§ **GIVEN PROBLEM**
Give all of the lines again, with nothing added or dropped.

________________

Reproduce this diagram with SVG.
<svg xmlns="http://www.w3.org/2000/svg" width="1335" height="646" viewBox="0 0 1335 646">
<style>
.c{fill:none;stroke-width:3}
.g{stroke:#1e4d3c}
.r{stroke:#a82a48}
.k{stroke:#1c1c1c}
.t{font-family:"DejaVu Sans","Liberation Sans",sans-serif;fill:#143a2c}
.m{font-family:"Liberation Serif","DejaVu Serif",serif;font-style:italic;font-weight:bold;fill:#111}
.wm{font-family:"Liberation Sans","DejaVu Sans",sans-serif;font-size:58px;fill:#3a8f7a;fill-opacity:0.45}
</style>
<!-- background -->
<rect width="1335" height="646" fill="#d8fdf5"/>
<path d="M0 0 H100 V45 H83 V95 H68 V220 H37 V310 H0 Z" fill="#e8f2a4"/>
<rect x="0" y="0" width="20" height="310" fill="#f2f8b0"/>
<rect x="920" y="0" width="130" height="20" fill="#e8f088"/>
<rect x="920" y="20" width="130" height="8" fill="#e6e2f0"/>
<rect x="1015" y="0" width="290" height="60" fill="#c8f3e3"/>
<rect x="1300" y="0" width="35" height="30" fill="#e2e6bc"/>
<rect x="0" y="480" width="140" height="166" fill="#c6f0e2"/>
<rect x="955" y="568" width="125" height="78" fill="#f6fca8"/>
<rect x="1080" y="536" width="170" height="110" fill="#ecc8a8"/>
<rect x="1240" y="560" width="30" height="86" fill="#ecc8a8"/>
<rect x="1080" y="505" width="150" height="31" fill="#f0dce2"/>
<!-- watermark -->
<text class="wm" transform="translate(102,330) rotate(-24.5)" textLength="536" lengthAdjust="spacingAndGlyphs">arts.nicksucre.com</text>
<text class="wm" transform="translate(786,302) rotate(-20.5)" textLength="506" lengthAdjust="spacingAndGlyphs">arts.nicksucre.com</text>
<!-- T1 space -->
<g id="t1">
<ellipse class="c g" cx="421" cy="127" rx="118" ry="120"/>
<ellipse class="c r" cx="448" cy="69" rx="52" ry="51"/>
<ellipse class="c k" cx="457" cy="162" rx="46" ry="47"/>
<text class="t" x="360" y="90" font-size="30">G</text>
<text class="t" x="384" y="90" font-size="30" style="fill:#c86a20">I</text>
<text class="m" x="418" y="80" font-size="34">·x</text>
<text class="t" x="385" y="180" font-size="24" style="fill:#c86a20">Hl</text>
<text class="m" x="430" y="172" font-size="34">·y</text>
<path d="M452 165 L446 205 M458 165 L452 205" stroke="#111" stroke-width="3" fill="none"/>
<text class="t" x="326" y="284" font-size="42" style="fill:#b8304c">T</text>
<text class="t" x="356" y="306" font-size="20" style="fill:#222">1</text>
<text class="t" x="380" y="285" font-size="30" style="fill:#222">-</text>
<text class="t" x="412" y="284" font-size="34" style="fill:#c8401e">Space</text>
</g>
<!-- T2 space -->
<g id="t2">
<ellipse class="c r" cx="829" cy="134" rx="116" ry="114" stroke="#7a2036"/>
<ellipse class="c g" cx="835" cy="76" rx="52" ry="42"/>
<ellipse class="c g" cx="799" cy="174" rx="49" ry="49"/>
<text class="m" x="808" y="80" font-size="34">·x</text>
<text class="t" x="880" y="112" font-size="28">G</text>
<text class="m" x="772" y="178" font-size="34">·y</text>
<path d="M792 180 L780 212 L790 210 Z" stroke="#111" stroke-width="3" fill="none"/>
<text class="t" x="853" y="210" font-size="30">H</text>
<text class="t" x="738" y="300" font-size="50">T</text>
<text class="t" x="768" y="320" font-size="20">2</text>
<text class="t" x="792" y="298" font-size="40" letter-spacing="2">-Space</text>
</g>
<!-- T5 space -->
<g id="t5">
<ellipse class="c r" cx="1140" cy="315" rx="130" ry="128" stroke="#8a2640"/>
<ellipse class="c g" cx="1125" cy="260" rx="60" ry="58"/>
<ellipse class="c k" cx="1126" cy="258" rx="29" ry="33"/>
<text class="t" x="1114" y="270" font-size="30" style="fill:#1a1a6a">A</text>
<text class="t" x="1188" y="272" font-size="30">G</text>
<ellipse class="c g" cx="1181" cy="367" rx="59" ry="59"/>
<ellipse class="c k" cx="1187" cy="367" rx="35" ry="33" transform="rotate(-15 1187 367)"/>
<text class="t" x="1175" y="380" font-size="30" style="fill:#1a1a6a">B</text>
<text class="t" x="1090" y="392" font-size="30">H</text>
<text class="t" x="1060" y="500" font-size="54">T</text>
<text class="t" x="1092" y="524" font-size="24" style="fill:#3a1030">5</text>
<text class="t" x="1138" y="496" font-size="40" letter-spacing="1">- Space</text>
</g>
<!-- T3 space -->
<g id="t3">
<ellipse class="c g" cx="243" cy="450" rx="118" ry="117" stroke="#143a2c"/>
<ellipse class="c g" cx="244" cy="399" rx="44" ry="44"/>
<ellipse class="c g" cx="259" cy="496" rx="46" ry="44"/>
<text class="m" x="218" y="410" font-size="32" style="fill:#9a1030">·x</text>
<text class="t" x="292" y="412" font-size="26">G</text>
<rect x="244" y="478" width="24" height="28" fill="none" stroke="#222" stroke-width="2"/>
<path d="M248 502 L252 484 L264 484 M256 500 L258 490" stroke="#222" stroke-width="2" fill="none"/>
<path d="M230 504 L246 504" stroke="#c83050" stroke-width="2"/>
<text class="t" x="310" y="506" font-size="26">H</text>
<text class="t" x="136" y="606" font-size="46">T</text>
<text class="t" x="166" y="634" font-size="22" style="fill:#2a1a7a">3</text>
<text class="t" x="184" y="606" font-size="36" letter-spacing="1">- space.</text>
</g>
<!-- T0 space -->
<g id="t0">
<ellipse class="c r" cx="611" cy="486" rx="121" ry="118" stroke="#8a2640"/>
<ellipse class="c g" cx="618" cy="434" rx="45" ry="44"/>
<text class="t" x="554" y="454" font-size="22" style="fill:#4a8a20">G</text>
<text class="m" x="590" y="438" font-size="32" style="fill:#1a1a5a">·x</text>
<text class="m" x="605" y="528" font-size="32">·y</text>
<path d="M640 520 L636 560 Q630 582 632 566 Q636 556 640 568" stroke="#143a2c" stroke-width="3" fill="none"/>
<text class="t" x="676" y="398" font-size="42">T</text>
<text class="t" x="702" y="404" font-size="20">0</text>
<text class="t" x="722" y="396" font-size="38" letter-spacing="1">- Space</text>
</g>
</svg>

________________

§ **RESULT OF THIS EXERCISE**
Reproduce this diagram with SVG.
<svg xmlns="http://www.w3.org/2000/svg" width="1335" height="646" viewBox="0 0 1335 646">
<style>
.c{fill:none;stroke-width:3}
.g{stroke:#1e4d3c}
.r{stroke:#a82a48}
.k{stroke:#1c1c1c}
.t{font-family:"DejaVu Sans","Liberation Sans",sans-serif;fill:#143a2c}
.m{font-family:"Liberation Serif","DejaVu Serif",serif;font-style:italic;font-weight:bold;fill:#111}
.wm{font-family:"Liberation Sans","DejaVu Sans",sans-serif;font-size:58px;fill:#3a8f7a;fill-opacity:0.45}
</style>
<!-- background -->
<rect width="1335" height="646" fill="#d8fdf5"/>
<path d="M0 0 H100 V45 H83 V95 H68 V220 H37 V310 H0 Z" fill="#e8f2a4"/>
<rect x="0" y="0" width="20" height="310" fill="#f2f8b0"/>
<rect x="920" y="0" width="130" height="20" fill="#e8f088"/>
<rect x="920" y="20" width="130" height="8" fill="#e6e2f0"/>
<rect x="1015" y="0" width="290" height="60" fill="#c8f3e3"/>
<rect x="1300" y="0" width="35" height="30" fill="#e2e6bc"/>
<rect x="0" y="480" width="140" height="166" fill="#c6f0e2"/>
<rect x="955" y="568" width="125" height="78" fill="#f6fca8"/>
<rect x="1080" y="536" width="170" height="110" fill="#ecc8a8"/>
<rect x="1240" y="560" width="30" height="86" fill="#ecc8a8"/>
<rect x="1080" y="505" width="150" height="31" fill="#f0dce2"/>
<!-- watermark -->
<text class="wm" transform="translate(102,330) rotate(-24.5)" textLength="536" lengthAdjust="spacingAndGlyphs">arts.nicksucre.com</text>
<text class="wm" transform="translate(786,302) rotate(-20.5)" textLength="506" lengthAdjust="spacingAndGlyphs">arts.nicksucre.com</text>
<!-- T1 space -->
<g id="t1">
<ellipse class="c g" cx="421" cy="127" rx="118" ry="120"/>
<ellipse class="c r" cx="448" cy="69" rx="52" ry="51"/>
<ellipse class="c k" cx="457" cy="162" rx="46" ry="47"/>
<text class="t" x="360" y="90" font-size="30">G</text>
<text class="t" x="384" y="90" font-size="30" style="fill:#c86a20">I</text>
<text class="m" x="418" y="80" font-size="34">·x</text>
<text class="t" x="385" y="180" font-size="24" style="fill:#c86a20">Hl</text>
<text class="m" x="430" y="172" font-size="34">·y</text>
<path d="M452 165 L446 205 M458 165 L452 205" stroke="#111" stroke-width="3" fill="none"/>
<text class="t" x="326" y="284" font-size="42" style="fill:#b8304c">T</text>
<text class="t" x="356" y="306" font-size="20" style="fill:#222">1</text>
<text class="t" x="380" y="285" font-size="30" style="fill:#222">-</text>
<text class="t" x="412" y="284" font-size="34" style="fill:#c8401e">Space</text>
</g>
<!-- T2 space -->
<g id="t2">
<ellipse class="c r" cx="829" cy="134" rx="116" ry="114" stroke="#7a2036"/>
<ellipse class="c g" cx="835" cy="76" rx="52" ry="42"/>
<ellipse class="c g" cx="799" cy="174" rx="49" ry="49"/>
<text class="m" x="808" y="80" font-size="34">·x</text>
<text class="t" x="880" y="112" font-size="28">G</text>
<text class="m" x="772" y="178" font-size="34">·y</text>
<path d="M792 180 L780 212 L790 210 Z" stroke="#111" stroke-width="3" fill="none"/>
<text class="t" x="853" y="210" font-size="30">H</text>
<text class="t" x="738" y="300" font-size="50">T</text>
<text class="t" x="768" y="320" font-size="20">2</text>
<text class="t" x="792" y="298" font-size="40" letter-spacing="2">-Space</text>
</g>
<!-- T5 space -->
<g id="t5">
<ellipse class="c r" cx="1140" cy="315" rx="130" ry="128" stroke="#8a2640"/>
<ellipse class="c g" cx="1125" cy="260" rx="60" ry="58"/>
<ellipse class="c k" cx="1126" cy="258" rx="29" ry="33"/>
<text class="t" x="1114" y="270" font-size="30" style="fill:#1a1a6a">A</text>
<text class="t" x="1188" y="272" font-size="30">G</text>
<ellipse class="c g" cx="1181" cy="367" rx="59" ry="59"/>
<ellipse class="c k" cx="1187" cy="367" rx="35" ry="33" transform="rotate(-15 1187 367)"/>
<text class="t" x="1175" y="380" font-size="30" style="fill:#1a1a6a">B</text>
<text class="t" x="1090" y="392" font-size="30">H</text>
<text class="t" x="1060" y="500" font-size="54">T</text>
<text class="t" x="1092" y="524" font-size="24" style="fill:#3a1030">5</text>
<text class="t" x="1138" y="496" font-size="40" letter-spacing="1">- Space</text>
</g>
<!-- T3 space -->
<g id="t3">
<ellipse class="c g" cx="243" cy="450" rx="118" ry="117" stroke="#143a2c"/>
<ellipse class="c g" cx="244" cy="399" rx="44" ry="44"/>
<ellipse class="c g" cx="259" cy="496" rx="46" ry="44"/>
<text class="m" x="218" y="410" font-size="32" style="fill:#9a1030">·x</text>
<text class="t" x="292" y="412" font-size="26">G</text>
<rect x="244" y="478" width="24" height="28" fill="none" stroke="#222" stroke-width="2"/>
<path d="M248 502 L252 484 L264 484 M256 500 L258 490" stroke="#222" stroke-width="2" fill="none"/>
<path d="M230 504 L246 504" stroke="#c83050" stroke-width="2"/>
<text class="t" x="310" y="506" font-size="26">H</text>
<text class="t" x="136" y="606" font-size="46">T</text>
<text class="t" x="166" y="634" font-size="22" style="fill:#2a1a7a">3</text>
<text class="t" x="184" y="606" font-size="36" letter-spacing="1">- space.</text>
</g>
<!-- T0 space -->
<g id="t0">
<ellipse class="c r" cx="611" cy="486" rx="121" ry="118" stroke="#8a2640"/>
<ellipse class="c g" cx="618" cy="434" rx="45" ry="44"/>
<text class="t" x="554" y="454" font-size="22" style="fill:#4a8a20">G</text>
<text class="m" x="590" y="438" font-size="32" style="fill:#1a1a5a">·x</text>
<text class="m" x="605" y="528" font-size="32">·y</text>
<path d="M640 520 L636 560 Q630 582 632 566 Q636 556 640 568" stroke="#143a2c" stroke-width="3" fill="none"/>
<text class="t" x="676" y="398" font-size="42">T</text>
<text class="t" x="702" y="404" font-size="20">0</text>
<text class="t" x="722" y="396" font-size="38" letter-spacing="1">- Space</text>
</g>
</svg>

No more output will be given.